## SHORT TASK
Copy the data exactly as it appears, and do not include any pictures.

## INFORMATION SHOWN
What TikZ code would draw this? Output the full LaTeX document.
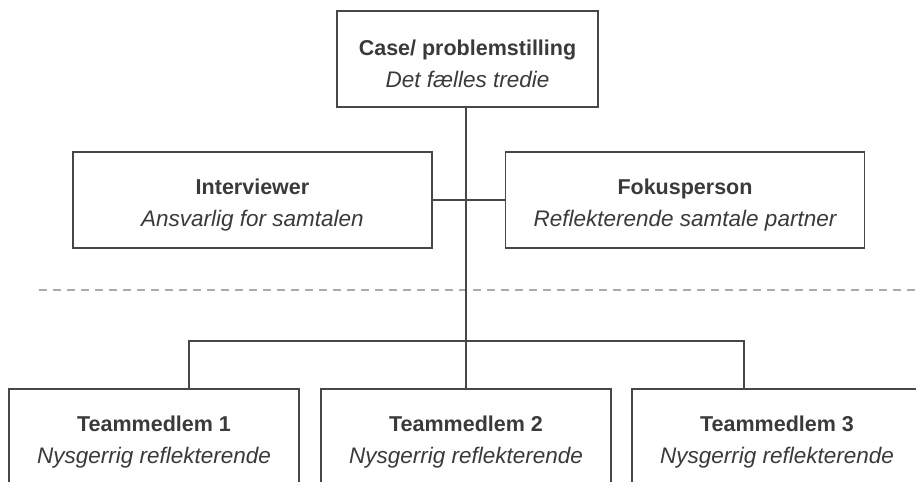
\documentclass[tikz,border=0pt]{standalone}
\usepackage{fontspec}
\setmainfont{Liberation Sans}
\definecolor{linegray}{HTML}{474747}
\definecolor{txtgray}{HTML}{3A3A3A}
\definecolor{dashgray}{HTML}{ABABAB}
\newcommand{\boxtext}[2]{\rule{0pt}{25pt}{\bfseries #1}\\{\fontsize{22.5}{32}\selectfont\itshape #2}}
\begin{document}
\begin{tikzpicture}[x=1pt,y=-1pt,
  box/.style={draw=linegray, line width=1.4pt, minimum height=96pt, inner sep=0pt, align=center, text=txtgray, font=\fontsize{21.5}{32}\selectfont},
  conn/.style={draw=linegray, line width=1.4pt},
  divider/.style={draw=dashgray, line width=2pt, dash pattern=on 8pt off 6pt}]
\useasboundingbox (0,0) rectangle (916,482);
\clip (0,0) rectangle (916,482);
\fill[white] (0,0) rectangle (916,482);
% boxes
\node[box, minimum width=261pt] (case) at (467.5,59) {\boxtext{Case/ problemstilling}{Det fælles tredie}};
\node[box, minimum width=359pt] (int) at (252.5,200) {\boxtext{Interviewer}{Ansvarlig for samtalen}};
\node[box, minimum width=359pt] (fok) at (685,200) {\boxtext{Fokusperson}{Reflekterende samtale partner}};
\node[box, minimum width=290pt] (t1) at (154,437) {\boxtext{Teammedlem 1}{Nysgerrig reflekterende}};
\node[box, minimum width=290pt] (t2) at (466,437) {\boxtext{Teammedlem 2}{Nysgerrig reflekterende}};
\node[box, minimum width=290pt] (t3) at (777,437) {\boxtext{Teammedlem 3}{Nysgerrig reflekterende}};
% divider
\coordinate (dl) at (39,290);
\coordinate (dr) at (920,290);
\draw[divider] (dl) -- (dr);
% connectors
\coordinate (d1) at (189,341);
\coordinate (d3) at (744,341);
\draw[conn] (case.south -| t2.north) -- (t2.north);
\draw[conn] (int.east) -- (fok.west);
\draw[conn] (d1 |- t1.north) -- (d1) -- (d3) -- (d3 |- t3.north);
\end{tikzpicture}
\end{document}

## SOLUTION
What TikZ code would draw this? Output the full LaTeX document.
\documentclass[tikz,border=0pt]{standalone}
\usepackage{fontspec}
\setmainfont{Liberation Sans}
\definecolor{linegray}{HTML}{474747}
\definecolor{txtgray}{HTML}{3A3A3A}
\definecolor{dashgray}{HTML}{ABABAB}
\newcommand{\boxtext}[2]{\rule{0pt}{25pt}{\bfseries #1}\\{\fontsize{22.5}{32}\selectfont\itshape #2}}
\begin{document}
\begin{tikzpicture}[x=1pt,y=-1pt,
  box/.style={draw=linegray, line width=1.4pt, minimum height=96pt, inner sep=0pt, align=center, text=txtgray, font=\fontsize{21.5}{32}\selectfont},
  conn/.style={draw=linegray, line width=1.4pt},
  divider/.style={draw=dashgray, line width=2pt, dash pattern=on 8pt off 6pt}]
\useasboundingbox (0,0) rectangle (916,482);
\clip (0,0) rectangle (916,482);
\fill[white] (0,0) rectangle (916,482);
% boxes
\node[box, minimum width=261pt] (case) at (467.5,59) {\boxtext{Case/ problemstilling}{Det fælles tredie}};
\node[box, minimum width=359pt] (int) at (252.5,200) {\boxtext{Interviewer}{Ansvarlig for samtalen}};
\node[box, minimum width=359pt] (fok) at (685,200) {\boxtext{Fokusperson}{Reflekterende samtale partner}};
\node[box, minimum width=290pt] (t1) at (154,437) {\boxtext{Teammedlem 1}{Nysgerrig reflekterende}};
\node[box, minimum width=290pt] (t2) at (466,437) {\boxtext{Teammedlem 2}{Nysgerrig reflekterende}};
\node[box, minimum width=290pt] (t3) at (777,437) {\boxtext{Teammedlem 3}{Nysgerrig reflekterende}};
% divider
\coordinate (dl) at (39,290);
\coordinate (dr) at (920,290);
\draw[divider] (dl) -- (dr);
% connectors
\coordinate (d1) at (189,341);
\coordinate (d3) at (744,341);
\draw[conn] (case.south -| t2.north) -- (t2.north);
\draw[conn] (int.east) -- (fok.west);
\draw[conn] (d1 |- t1.north) -- (d1) -- (d3) -- (d3 |- t3.north);
\end{tikzpicture}
\end{document}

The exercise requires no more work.